WORK REQUIRED:
Extract only the first line of the listing and every line after it up to and including the one with "from matplotlib.ticker import". Omit the pictures.

RECORDED INFORMATION:
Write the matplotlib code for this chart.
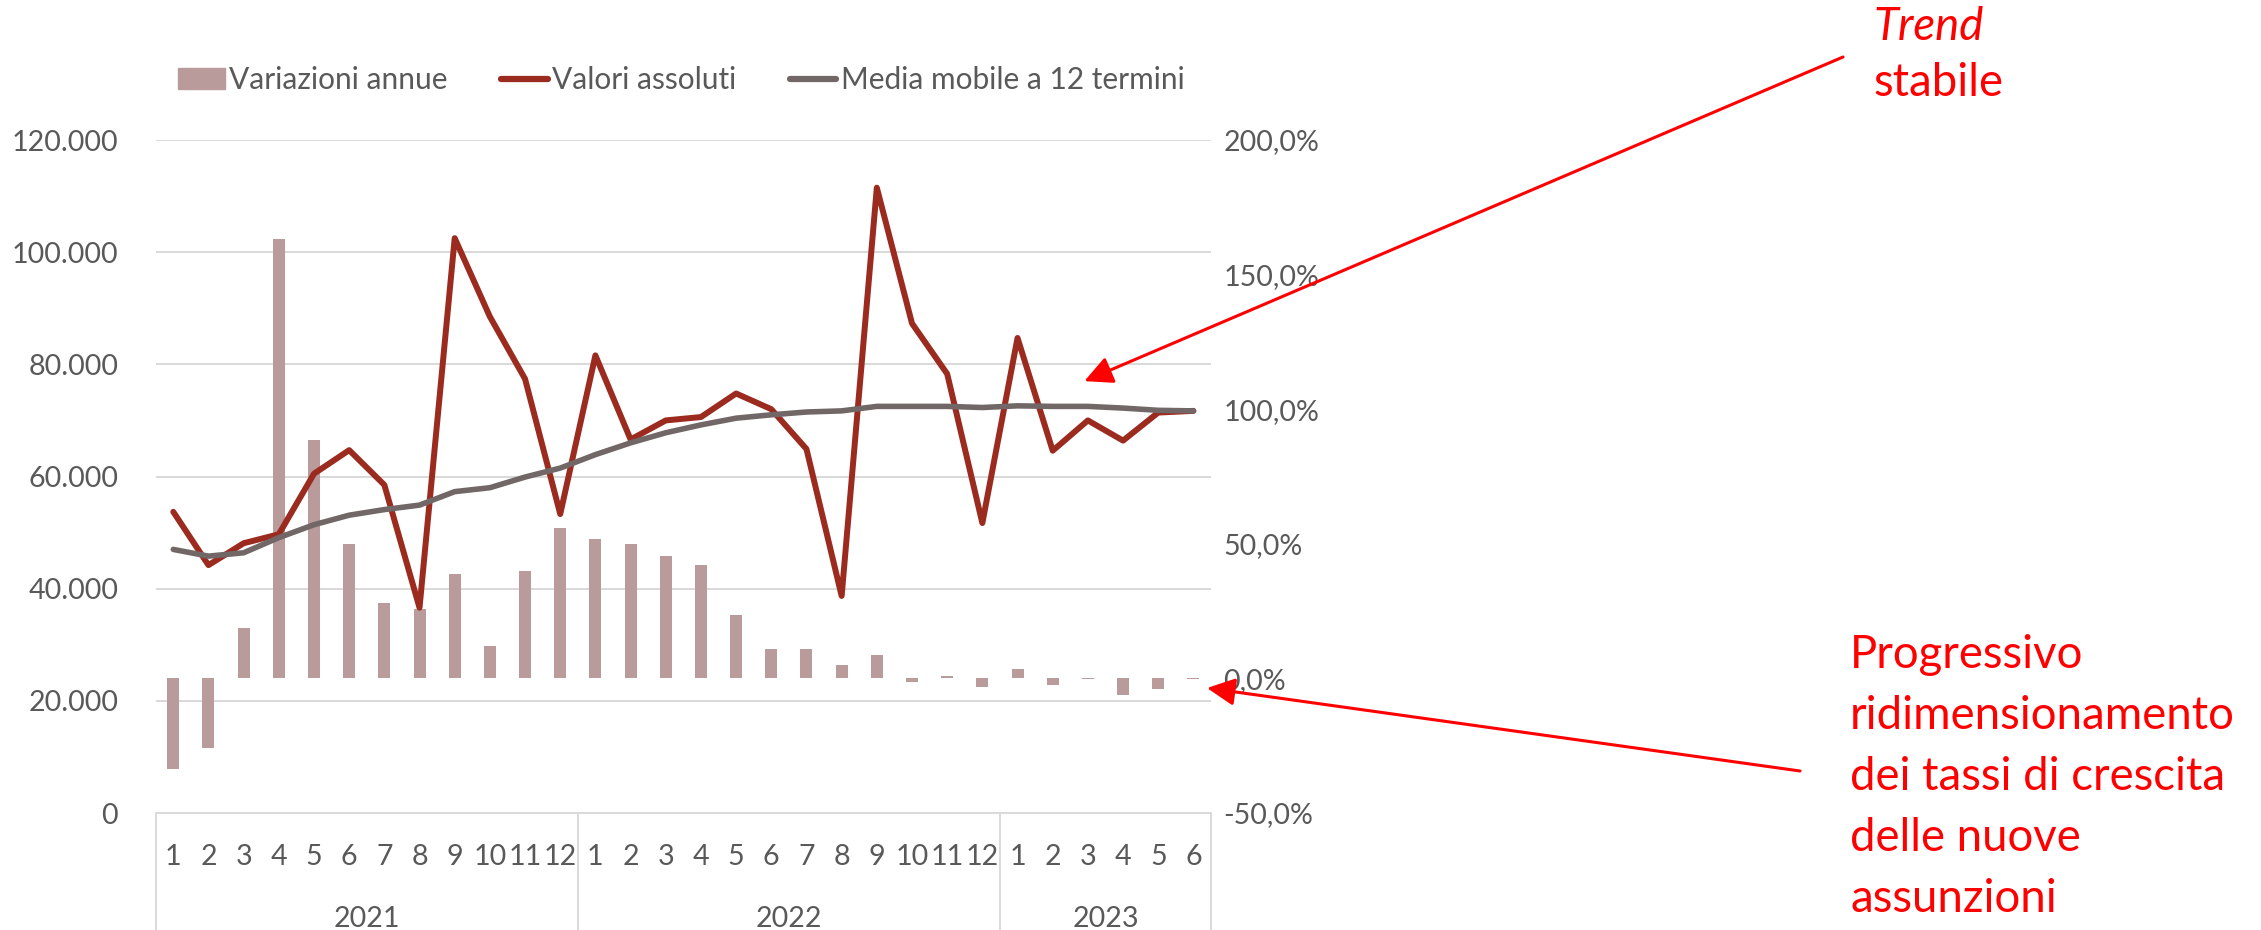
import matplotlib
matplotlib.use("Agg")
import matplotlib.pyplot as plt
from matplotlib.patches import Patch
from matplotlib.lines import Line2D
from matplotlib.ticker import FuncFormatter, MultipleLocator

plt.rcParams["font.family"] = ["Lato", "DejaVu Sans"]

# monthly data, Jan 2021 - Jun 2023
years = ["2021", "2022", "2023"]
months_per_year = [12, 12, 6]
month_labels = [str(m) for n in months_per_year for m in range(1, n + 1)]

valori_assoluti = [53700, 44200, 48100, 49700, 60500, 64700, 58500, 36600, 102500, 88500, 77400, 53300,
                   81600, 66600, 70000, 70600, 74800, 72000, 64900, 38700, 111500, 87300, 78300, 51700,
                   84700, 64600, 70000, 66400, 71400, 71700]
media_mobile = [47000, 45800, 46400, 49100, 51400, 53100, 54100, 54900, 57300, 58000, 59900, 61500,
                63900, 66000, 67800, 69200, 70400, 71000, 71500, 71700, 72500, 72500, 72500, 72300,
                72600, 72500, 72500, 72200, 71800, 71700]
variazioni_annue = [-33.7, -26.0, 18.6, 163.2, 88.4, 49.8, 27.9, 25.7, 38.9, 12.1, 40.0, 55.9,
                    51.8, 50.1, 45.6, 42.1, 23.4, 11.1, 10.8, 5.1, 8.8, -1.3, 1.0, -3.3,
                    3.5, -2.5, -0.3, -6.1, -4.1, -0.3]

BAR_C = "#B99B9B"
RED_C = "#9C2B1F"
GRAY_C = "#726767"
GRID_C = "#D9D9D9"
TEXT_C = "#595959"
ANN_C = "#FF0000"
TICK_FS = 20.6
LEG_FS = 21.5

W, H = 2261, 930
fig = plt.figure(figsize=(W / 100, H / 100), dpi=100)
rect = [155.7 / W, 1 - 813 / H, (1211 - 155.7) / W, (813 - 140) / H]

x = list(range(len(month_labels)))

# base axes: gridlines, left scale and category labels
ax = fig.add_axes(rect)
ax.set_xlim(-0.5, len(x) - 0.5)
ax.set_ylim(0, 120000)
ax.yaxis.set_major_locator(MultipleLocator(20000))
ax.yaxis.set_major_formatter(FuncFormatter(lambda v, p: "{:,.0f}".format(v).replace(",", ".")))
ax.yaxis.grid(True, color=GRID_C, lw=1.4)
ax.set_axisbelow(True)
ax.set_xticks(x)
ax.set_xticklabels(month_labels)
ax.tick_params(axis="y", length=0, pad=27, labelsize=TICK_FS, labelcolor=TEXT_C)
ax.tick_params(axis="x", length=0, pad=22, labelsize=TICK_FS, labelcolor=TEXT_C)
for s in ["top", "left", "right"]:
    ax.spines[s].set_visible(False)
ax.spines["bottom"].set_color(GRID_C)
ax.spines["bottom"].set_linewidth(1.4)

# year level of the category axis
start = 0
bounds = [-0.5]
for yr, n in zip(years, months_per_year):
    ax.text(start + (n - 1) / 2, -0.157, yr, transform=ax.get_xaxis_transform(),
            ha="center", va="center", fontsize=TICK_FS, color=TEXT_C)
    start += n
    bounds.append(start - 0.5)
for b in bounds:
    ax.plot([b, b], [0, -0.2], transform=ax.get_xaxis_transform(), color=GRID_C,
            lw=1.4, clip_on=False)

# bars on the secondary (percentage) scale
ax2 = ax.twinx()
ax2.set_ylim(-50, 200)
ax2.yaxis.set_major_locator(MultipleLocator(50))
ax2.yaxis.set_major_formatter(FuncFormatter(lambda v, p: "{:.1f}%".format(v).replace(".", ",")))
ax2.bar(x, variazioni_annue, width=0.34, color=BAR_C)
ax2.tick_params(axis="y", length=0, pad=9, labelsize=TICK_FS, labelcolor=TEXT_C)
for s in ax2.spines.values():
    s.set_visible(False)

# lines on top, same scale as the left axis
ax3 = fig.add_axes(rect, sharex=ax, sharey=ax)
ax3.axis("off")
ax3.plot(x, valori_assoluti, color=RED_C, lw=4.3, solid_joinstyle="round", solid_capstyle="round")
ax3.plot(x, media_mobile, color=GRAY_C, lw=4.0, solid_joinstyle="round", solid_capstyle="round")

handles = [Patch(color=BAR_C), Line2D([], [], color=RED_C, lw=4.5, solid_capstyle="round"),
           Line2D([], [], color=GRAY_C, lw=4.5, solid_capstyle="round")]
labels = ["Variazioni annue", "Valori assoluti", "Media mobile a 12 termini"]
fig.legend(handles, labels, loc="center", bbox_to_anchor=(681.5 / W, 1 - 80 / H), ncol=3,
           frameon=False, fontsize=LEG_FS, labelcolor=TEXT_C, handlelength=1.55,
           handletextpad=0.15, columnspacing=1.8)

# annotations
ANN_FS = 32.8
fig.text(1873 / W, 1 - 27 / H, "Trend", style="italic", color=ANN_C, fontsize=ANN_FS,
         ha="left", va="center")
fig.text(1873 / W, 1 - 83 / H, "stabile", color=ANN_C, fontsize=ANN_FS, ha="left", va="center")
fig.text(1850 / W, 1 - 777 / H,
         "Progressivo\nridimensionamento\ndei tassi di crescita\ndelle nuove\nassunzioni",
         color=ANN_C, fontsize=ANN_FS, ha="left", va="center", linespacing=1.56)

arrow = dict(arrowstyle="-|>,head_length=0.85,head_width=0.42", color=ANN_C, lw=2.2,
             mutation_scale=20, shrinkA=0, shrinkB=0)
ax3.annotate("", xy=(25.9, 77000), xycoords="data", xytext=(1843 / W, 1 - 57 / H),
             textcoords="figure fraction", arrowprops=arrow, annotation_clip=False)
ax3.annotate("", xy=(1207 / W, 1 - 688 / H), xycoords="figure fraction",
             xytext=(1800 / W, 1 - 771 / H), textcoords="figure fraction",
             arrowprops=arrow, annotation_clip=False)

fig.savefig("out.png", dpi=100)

EXERCISE ANSWER:
Write the matplotlib code for this chart.
import matplotlib
matplotlib.use("Agg")
import matplotlib.pyplot as plt
from matplotlib.patches import Patch
from matplotlib.lines import Line2D
from matplotlib.ticker import FuncFormatter, MultipleLocator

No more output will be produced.